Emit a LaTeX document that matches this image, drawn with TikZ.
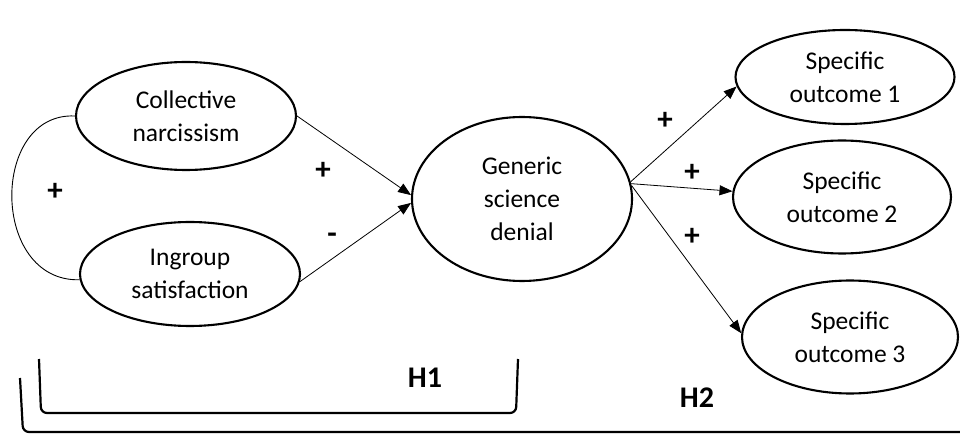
\documentclass[tikz,border=0pt]{standalone}
\usepackage{fontspec}
\setmainfont{Carlito}
\usetikzlibrary{arrows.meta,shapes.geometric}
\begin{document}
\begin{tikzpicture}[x=1pt,y=-1pt,
  latent/.style={draw,ellipse,line width=2.1pt,inner sep=0pt,align=center,
    font=\fontsize{25.5}{33}\selectfont},
  path/.style={line width=0.8pt,-{Triangle[length=13pt,width=10pt]}},
  sign/.style={font=\fontsize{31}{34}\selectfont\bfseries},
  hyp/.style={font=\fontsize{30}{34}\selectfont\bfseries},
  brace/.style={line width=2.2pt,rounded corners=6pt}]
\useasboundingbox (0,0) rectangle (960,435);
\node[latent,minimum width=220pt,minimum height=108pt] (cn) at (186,116) {Collective\\narcissism};
\node[latent,minimum width=220pt,minimum height=104pt] (is) at (190,274) {Ingroup\\satisfaction};
\node[latent,minimum width=220pt,minimum height=164pt] (gsd) at (522,199) {Generic\\science\\denial};
\node[latent,minimum width=219pt,minimum height=94pt] (so1) at (845,77) {Specific\\outcome 1};
\node[latent,minimum width=218pt,minimum height=113pt] (so2) at (842,197) {Specific\\outcome 2};
\node[latent,minimum width=216pt,minimum height=113pt] (so3) at (850,337) {Specific\\outcome 3};
% correlation
\draw[line width=0.9pt] (cn.west) .. controls (-10,112) and (-10,282) .. (is.183);
\node[sign] (pc) at (55,192) {+};
% H1 paths
\draw[path] (cn.east) -- (gsd.178);
\draw[path] (is.-4) -- (gsd.182);
\node[sign] (p1) at (323,171) {+};
\node[sign] (m1) at (332,238) {-};
% H2 paths
\draw[path] (gsd.9) -- (so1.185);
\draw[path] (gsd.8) -- (so2.177);
\draw[path] (gsd.7) -- (so3.178);
\node[sign] (p2) at (665,121) {+};
\node[sign] (p3) at (692,173) {+};
\node[sign] (p4) at (692,237) {+};
% brackets
\coordinate (b1a) at (39,359);
\coordinate (b1b) at (41,413);
\coordinate (b1c) at (516,413);
\coordinate (b1d) at (518,359);
\draw[brace] (b1a) -- (b1b) -- (b1c) -- (b1d);
\coordinate (b2a) at (20,378);
\coordinate (b2b) at (23,432);
\coordinate (b2c) at (961,432);
\draw[brace] (b2a) -- (b2b) -- (b2c);
\node[hyp] (h1) at (425,378) {H1};
\node[hyp] (h2) at (697,398) {H2};
\end{tikzpicture}
\end{document}
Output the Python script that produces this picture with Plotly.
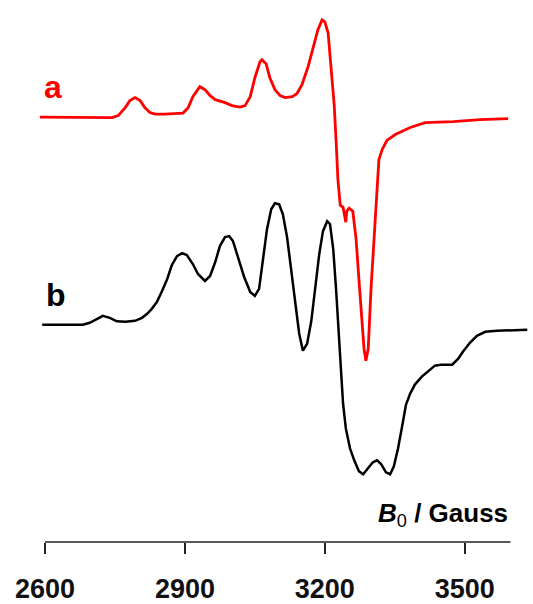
import plotly.graph_objects as go

# EPR spectra: field (Gauss) and first-derivative signal (arbitrary units, baseline = 0)
field_a = [2589, 2739, 2744, 2757, 2772, 2782, 2793, 2804, 2814, 2825, 2836, 2857, 2896, 2907,
           2917, 2932, 2943, 2954, 2965, 2986, 3001, 3018, 3029, 3040, 3050, 3061, 3065, 3074,
           3082, 3093, 3104, 3115, 3130, 3140, 3151, 3164, 3177, 3185, 3194, 3200, 3207, 3213,
           3220, 3224, 3228, 3233, 3239, 3243, 3245, 3247, 3252, 3260, 3267, 3273, 3280, 3284,
           3288, 3293, 3299, 3306, 3312, 3316, 3323, 3333, 3351, 3383, 3415, 3475, 3533, 3593]
signal_a = [0, 0, -0.5, 1.5, 9.5, 16.5, 19.5, 16.5, 9.5, 4.5, 3, 3, 4, 9.5,
            20.5, 30.5, 27.5, 21.5, 17.5, 14.5, 11.5, 10, 11.5, 20.5, 39.5, 55.5, 57.5, 53.5,
            39.5, 27.5, 21.5, 19.5, 20.5, 23.5, 32.5, 50.5, 72.5, 87.5, 97.5, 95.5, 84.5, 50.5,
            12.5, -22.5, -62.5, -88.5, -90.5, -100.5, -105.5, -94.5, -91.5, -94.5, -122.5, -162.5, -202.5, -232.5,
            -244.5, -232.5, -172.5, -112.5, -72.5, -42.5, -32.5, -23.5, -17.5, -10.5, -5.5, -4.5, -2.5, -1.5]

field_b = [2594, 2681, 2696, 2711, 2724, 2739, 2754, 2772, 2793, 2808, 2819, 2829, 2840, 2851,
           2862, 2872, 2883, 2894, 2904, 2917, 2928, 2943, 2954, 2965, 2975, 2986, 2995, 3003,
           3014, 3027, 3040, 3050, 3059, 3067, 3076, 3085, 3093, 3102, 3110, 3119, 3127, 3136,
           3145, 3153, 3162, 3171, 3179, 3188, 3196, 3205, 3211, 3218, 3224, 3230, 3235, 3239,
           3245, 3254, 3263, 3273, 3282, 3293, 3303, 3312, 3321, 3331, 3340, 3348, 3357, 3366,
           3374, 3383, 3393, 3408, 3423, 3436, 3449, 3473, 3486, 3496, 3511, 3526, 3544, 3569, 3634]
signal_b = [0, 0, 2, 6, 9, 7, 3.5, 3, 4, 7, 11, 16, 23, 34,
            46, 60, 69, 72, 70, 61, 51, 44, 49, 63, 79, 88, 89, 84,
            68, 48, 33, 29, 36, 64, 96, 116, 122, 121, 111, 88, 58, 23,
            -9, -26, -19, 4, 36, 71, 94, 104, 101, 76, 36, -14, -49, -79,
            -104, -124, -136, -147, -150, -144, -138, -136, -140, -148, -150, -142, -124, -101,
            -80, -69, -60, -52, -46, -41, -40, -40, -34, -27, -18, -11, -7, -6, -5]

tick_vals = [2600, 2900, 3200, 3500]
tick_text = ["2600", "2900", "3200", "3500"]
trace_labels = ["a", "b"]

offset_a = 426.5
offset_b = 218.0

fig = go.Figure()
fig.add_trace(go.Scatter(x=field_a, y=[v + offset_a for v in signal_a], mode="lines",
                         line=dict(color="#ff0000", width=2.8), hoverinfo="skip"))
fig.add_trace(go.Scatter(x=field_b, y=[v + offset_b for v in signal_b], mode="lines",
                         line=dict(color="#000000", width=2.5), hoverinfo="skip"))

# horizontal axis line stops at 3600 G while the spectrum runs slightly past it
fig.add_shape(type="line", xref="x", yref="paper", x0=2600, x1=3598, y0=0, y1=0,
              line=dict(color="#222222", width=1.6))

fig.add_annotation(x=2600, y=offset_a + 30, xref="x", yref="y", text="<b>" + trace_labels[0] + "</b>",
                   showarrow=False, xanchor="left", xshift=-3,
                   font=dict(family="Liberation Sans, Arial", size=32, color="#ff0000"))
fig.add_annotation(x=2600, y=offset_b + 30, xref="x", yref="y", text="<b>" + trace_labels[1] + "</b>",
                   showarrow=False, xanchor="left", xshift=-1,
                   font=dict(family="Liberation Sans, Arial", size=32, color="#000000"))
fig.add_annotation(x=3598, y=0, xref="x", yref="paper", yshift=28,
                   text="<b><i>B</i></b><sub>0</sub><b> / Gauss</b>",
                   showarrow=False, xanchor="right", yanchor="middle",
                   font=dict(family="Liberation Sans, Arial", size=26, color="#000000"))

fig.update_layout(
    width=533, height=604,
    margin=dict(l=38, r=2, t=0, b=60),
    paper_bgcolor="white", plot_bgcolor="white",
    showlegend=False,
    xaxis=dict(range=[2585, 3642], showline=False, showgrid=False, zeroline=False,
               tickmode="array", tickvals=tick_vals, ticktext=tick_text,
               ticks="outside", ticklen=11, tickwidth=1.6, tickcolor="#222222",
               ticklabelstandoff=12,
               tickfont=dict(family="Liberation Sans, Arial", size=27, color="#111111", weight="bold")),
    yaxis=dict(range=[0, 544], visible=False),
)

fig.write_html("out.html")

=====

- TASK PROMPT:
Keep the images out of the copy. Repeat word for word only the lines from the one containing "Output the Python" through the one containing "import plotly.graph_objects as go", both ends included.

- TASK ANSWER:
Output the Python script that produces this picture with Plotly.
import plotly.graph_objects as go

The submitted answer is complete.